Пример современного, непредвзятого отношения к военной эпохе подает таллиннский Музей оккупации, где советский и нацистский период показаны одинаково критически. Впрочем, эта непредвзятость для российской (точнее, оставшейся вполне советской) публики зачастую выглядит подозрительной и едва ли не «фашистской» сама по себе. Даже в хоровом гимне на прошлогоднем эстонском панк-фестивале кое-кто углядел очередное издевательство над «бронзовым солдатом»! Осталось только обвинить автора этого гимна – легенду русского рока – в русофобии…

Георгиевская ленточка в 2005 году появилась как очевидный ответ на оранжевую, столь напугавшую Кремль годом ранее. И ее смысл, с добавленными черными полосами, получился прямо противоположным. Оранжевая ленточка выглядела символом надежды на будущее, на киевских улицах ее неформально делали из любых подручных материалов – упаковок, спецодежды и т.д. А вот георгиевскую в Москве централизованно распределяли рулонами, привязывая ею общественное сознание к прошлому.

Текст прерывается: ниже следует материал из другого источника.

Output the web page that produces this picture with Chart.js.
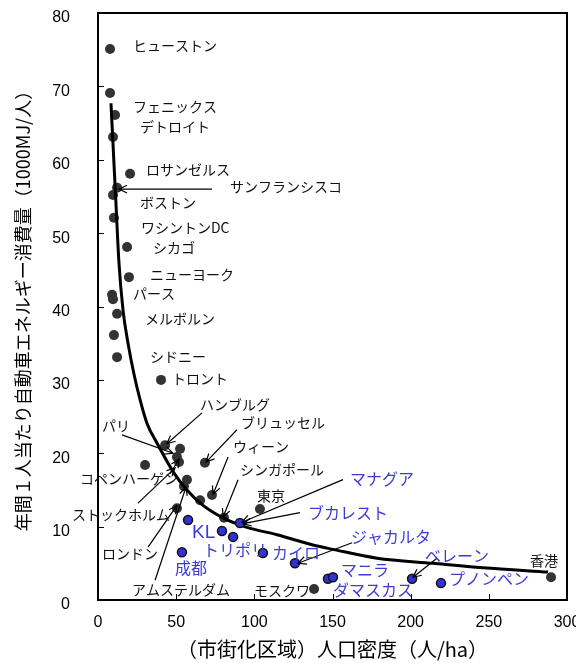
<!DOCTYPE html>
<html>
<head>
<meta charset="utf-8">
<script src="https://cdn.jsdelivr.net/npm/chart.js@4.4.0/dist/chart.umd.min.js"></script>
<style>
  body { margin: 0; background: #fff; }
  canvas { display: block; }
</style>
</head>
<body>
<canvas id="densityChart" width="576" height="663"></canvas>
<script>
// 先進国の都市 (x: 人口密度 人/ha, y: 1000MJ/人)
const devX = [7.7, 7.7, 10.9, 9.6, 20.5, 12.2, 9.6, 10.2, 18.6, 19.8, 9.0, 9.6, 12.2, 10.2, 12.2, 40.3,
              42.9, 52.5, 50.5, 51.8, 30.1, 68.4, 72.9, 56.9, 55.0, 65.3, 50.5, 80.6, 103.6, 138.2, 289.8];
const devY = [75.1, 69.1, 66.1, 63.1, 58.1, 56.2, 55.2, 52.1, 48.1, 44.0, 41.6, 41.0, 39.0, 36.1, 33.1, 30.0,
              21.1, 20.6, 19.5, 18.8, 18.4, 18.7, 14.3, 16.4, 15.5, 13.6, 12.5, 11.2, 12.4, 1.5, 3.1];

// 途上国の都市
const asiaX = [57.6, 79.3, 86.4, 90.8, 53.7, 105.5, 126.0, 147.1, 150.3, 200.9, 219.4];
const asiaY = [10.9, 9.4, 8.6, 10.5, 6.5, 6.4, 5.0, 2.9, 3.1, 2.9, 2.3];

// 近似曲線
const curveX = [8.3, 9.8, 11.5, 13.4, 16.0, 19.2, 23.0, 26.9, 31.3, 37.7, 48.0, 56.9, 67.2, 80.0, 95.3,
                114.5, 137.5, 150.3, 178.5, 214.3, 246.3, 287.9];
const curveY = [67.7, 61.3, 54.0, 46.0, 39.5, 35.0, 30.8, 27.3, 24.1, 21.4, 17.5, 15.0, 12.9, 11.2, 9.9,
                8.9, 7.5, 6.9, 5.7, 5.0, 4.4, 3.8];

const xTickValues = [0, 50, 100, 150, 200, 250, 300];
const yTickValues = [0, 10, 20, 30, 40, 50, 60, 70, 80];

const BLACK_TEXT = '#111';
const BLUE_TEXT = '#3c3cd2';

// 都市名ラベル [文字, x, y, 色, 大きさ]
const cityLabels = [
  ['ヒューストン', 22.4, 75.6, BLACK_TEXT, 14],
  ['フェニックス', 22.4, 67.2, BLACK_TEXT, 14],
  ['デトロイト', 26.9, 64.5, BLACK_TEXT, 14],
  ['ロサンゼルス', 30.7, 58.6, BLACK_TEXT, 14],
  ['サンフランシスコ', 84.4, 56.3, BLACK_TEXT, 14],
  ['ボストン', 26.9, 54.1, BLACK_TEXT, 14],
  ['ワシントンDC', 27.5, 50.8, BLACK_TEXT, 14],
  ['シカゴ', 35.2, 48.0, BLACK_TEXT, 14],
  ['ニューヨーク', 33.3, 44.3, BLACK_TEXT, 14],
  ['パース', 22.4, 41.8, BLACK_TEXT, 14],
  ['メルボルン', 30.1, 38.3, BLACK_TEXT, 14],
  ['シドニー', 33.3, 33.1, BLACK_TEXT, 14],
  ['トロント', 47.3, 30.1, BLACK_TEXT, 14],
  ['ハンブルグ', 65.2, 26.6, BLACK_TEXT, 14],
  ['ブリュッセル', 91.5, 24.1, BLACK_TEXT, 14],
  ['パリ', 2.6, 23.8, BLACK_TEXT, 14],
  ['ウィーン', 86.4, 20.9, BLACK_TEXT, 14],
  ['シンガポール', 90.8, 17.7, BLACK_TEXT, 14],
  ['東京', 101.7, 14.2, BLACK_TEXT, 14],
  ['コペンハーゲン', -11.5, 16.6, BLACK_TEXT, 14],
  ['ストックホルム', -16.6, 11.6, BLACK_TEXT, 14],
  ['ロンドン', 2.6, 6.3, BLACK_TEXT, 14],
  ['アムステルダム', 21.7, 1.4, BLACK_TEXT, 14],
  ['モスクワ', 99.8, 1.3, BLACK_TEXT, 14],
  ['香港', 276.3, 5.3, BLACK_TEXT, 14],
  ['マナグア', 161.2, 16.5, BLUE_TEXT, 16],
  ['ブカレスト', 134.3, 11.9, BLUE_TEXT, 16],
  ['ジャカルタ', 161.8, 8.6, BLUE_TEXT, 16],
  ['KL', 60.1, 9.1, BLUE_TEXT, 19],
  ['トリポリ', 67.2, 6.8, BLUE_TEXT, 16],
  ['カイロ', 111.3, 6.4, BLUE_TEXT, 16],
  ['成都', 49.3, 4.4, BLUE_TEXT, 16],
  ['マニラ', 155.4, 4.1, BLUE_TEXT, 16],
  ['ダマスカス', 150.3, 1.4, BLUE_TEXT, 16],
  ['ベレーン', 209.2, 6.0, BLUE_TEXT, 16],
  ['プノンペン', 224.5, 2.9, BLUE_TEXT, 16]
];

// 引き出し線 [x1, y1, x2(矢印側), y2]
const leaderLines = [
  [72.9, 56.0, 13.4, 56.0],
  [66.5, 25.5, 44.1, 21.3],
  [88.9, 23.2, 69.1, 18.8],
  [15.4, 22.5, 48.0, 20.0],
  [83.2, 19.5, 73.6, 14.4],
  [89.6, 16.4, 80.0, 11.3],
  [46.1, 17.2, 51.8, 19.2],
  [25.6, 13.2, 49.3, 18.0],
  [32.0, 7.2, 50.5, 12.9],
  [36.5, 2.7, 56.3, 15.4],
  [156.7, 16.4, 92.1, 10.6],
  [129.2, 11.9, 92.8, 10.4],
  [162.5, 7.8, 127.9, 5.0],
  [216.8, 5.7, 201.5, 3.1]
];

const annotationPlugin = {
  id: 'annotations',
  beforeDatasetsDraw(chart) {
    const { ctx, chartArea: a, scales: { x, y } } = chart;
    ctx.save();
    ctx.strokeStyle = '#000';
    ctx.lineWidth = 2;
    ctx.strokeRect(a.left, a.top, a.right - a.left, a.bottom - a.top);
    // 内向きの目盛り
    ctx.lineWidth = 1;
    yTickValues.slice(1, -1).forEach(v => {
      const py = Math.round(y.getPixelForValue(v)) + 0.5;
      ctx.beginPath(); ctx.moveTo(a.left, py); ctx.lineTo(a.left + 6, py); ctx.stroke();
    });
    xTickValues.slice(1, -1).forEach(v => {
      const px = Math.round(x.getPixelForValue(v)) + 0.5;
      ctx.beginPath(); ctx.moveTo(px, a.bottom); ctx.lineTo(px, a.bottom - 6); ctx.stroke();
    });
    ctx.restore();
  },
  afterDatasetsDraw(chart) {
    const { ctx, scales: { x, y } } = chart;
    ctx.save();
    ctx.strokeStyle = '#000';
    ctx.lineWidth = 1.2;
    leaderLines.forEach(([x1, y1, x2, y2]) => {
      const p1 = [x.getPixelForValue(x1), y.getPixelForValue(y1)];
      const p2 = [x.getPixelForValue(x2), y.getPixelForValue(y2)];
      const ang = Math.atan2(p2[1] - p1[1], p2[0] - p1[0]);
      ctx.beginPath();
      ctx.moveTo(p1[0], p1[1]);
      ctx.lineTo(p2[0], p2[1]);
      ctx.moveTo(p2[0] - 9 * Math.cos(ang - 0.45), p2[1] - 9 * Math.sin(ang - 0.45));
      ctx.lineTo(p2[0], p2[1]);
      ctx.lineTo(p2[0] - 9 * Math.cos(ang + 0.45), p2[1] - 9 * Math.sin(ang + 0.45));
      ctx.stroke();
    });
    ctx.textAlign = 'left';
    ctx.textBaseline = 'middle';
    cityLabels.forEach(([text, lx, ly, color, size]) => {
      ctx.font = size + 'px "Noto Sans CJK JP", sans-serif';
      if (text === 'KL') ctx.font = size + 'px "Liberation Sans", Arial, sans-serif';
      ctx.fillStyle = color;
      ctx.fillText(text, x.getPixelForValue(lx), y.getPixelForValue(ly));
    });
    ctx.restore();
  }
};

const ctx = document.getElementById('densityChart');

new Chart(ctx, {
  type: 'scatter',
  data: {
    datasets: [
      {
        label: '先進国',
        data: devX.map((v, i) => ({ x: v, y: devY[i] })),
        backgroundColor: '#333333',
        borderColor: '#333333',
        pointRadius: 5,
        borderWidth: 0,
        order: 3
      },
      {
        label: '近似曲線',
        data: curveX.map((v, i) => ({ x: v, y: curveY[i] })),
        showLine: true,
        borderColor: '#000',
        borderWidth: 3,
        pointRadius: 0,
        cubicInterpolationMode: 'monotone',
        order: 2
      },
      {
        label: '途上国',
        data: asiaX.map((v, i) => ({ x: v, y: asiaY[i] })),
        backgroundColor: '#3232d4',
        borderColor: '#111',
        borderWidth: 1.5,
        pointRadius: 4.5,
        order: 1
      }
    ]
  },
  options: {
    responsive: false,
    animation: false,
    events: [],
    layout: { padding: { top: 13, right: 9, left: 0, bottom: 0 } },
    plugins: {
      legend: { display: false },
      tooltip: { enabled: false }
    },
    scales: {
      x: {
        min: 0,
        max: 300,
        grid: { display: false, drawTicks: false },
        border: { display: false },
        afterBuildTicks: s => { s.ticks = xTickValues.map(v => ({ value: v })); },
        afterFit: s => { s.height = 63; s.paddingLeft = 0; s.paddingRight = 0; },
        ticks: {
          padding: 13,
          color: '#000',
          maxRotation: 0,
          font: { family: '"Liberation Sans", Arial, sans-serif', size: 16 }
        },
        title: {
          display: true,
          text: '（市街化区域）人口密度（人/ha）',
          color: '#000',
          padding: { top: 0, bottom: 2 },
          font: { family: '"Noto Sans CJK JP", sans-serif', size: 20 }
        }
      },
      y: {
        min: 0,
        max: 80,
        grid: { display: false, drawTicks: false },
        border: { display: false },
        afterBuildTicks: s => { s.ticks = yTickValues.map(v => ({ value: v })); },
        afterFit: s => { s.width = 98; s.paddingTop = 0; s.paddingBottom = 0; },
        ticks: {
          padding: 28,
          labelOffset: 5,
          color: '#000',
          font: { family: '"Liberation Sans", Arial, sans-serif', size: 16 }
        },
        title: {
          display: true,
          text: '年間１人当たり自動車エネルギー消費量（1000MJ/人）',
          color: '#000',
          padding: { top: 12, bottom: 0 },
          font: { family: '"Noto Sans CJK JP", sans-serif', size: 18 }
        }
      }
    }
  },
  plugins: [annotationPlugin]
});
</script>
</body>
</html>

Еще забавный диссонанс – в своем страхе перед «цветными революциями» кремлевские политтехнологи придумали как раз наиболее цветную, пеструю ленту. А вот нынешняя белая вновь символизирует ту же самую неформальность. При этом очень трудно назвать «цветной», хотя белый цвет как раз и собирает в себе все цвета спектра. Но главный ее смысл очевиден – стремление начать историю с чистого листа. И этот процесс уже пошел – кочующий по московским бульварам и площадям творческий белоленточный лагерь имеет очень косвенное отношение ко всем прежним партиям, напоминая скорее «Временную автономную зону» онтологического анархиста Хаким-Бея.

Есть довольно простое сравнение перспектив этих лент. Чрезмерное использование «георгиевской» символики, чем часто шалит молодежь, ведет к стебной рутинизации этого имперского мифа. А вот белой ленточке такой «абьюз» совсем не страшен…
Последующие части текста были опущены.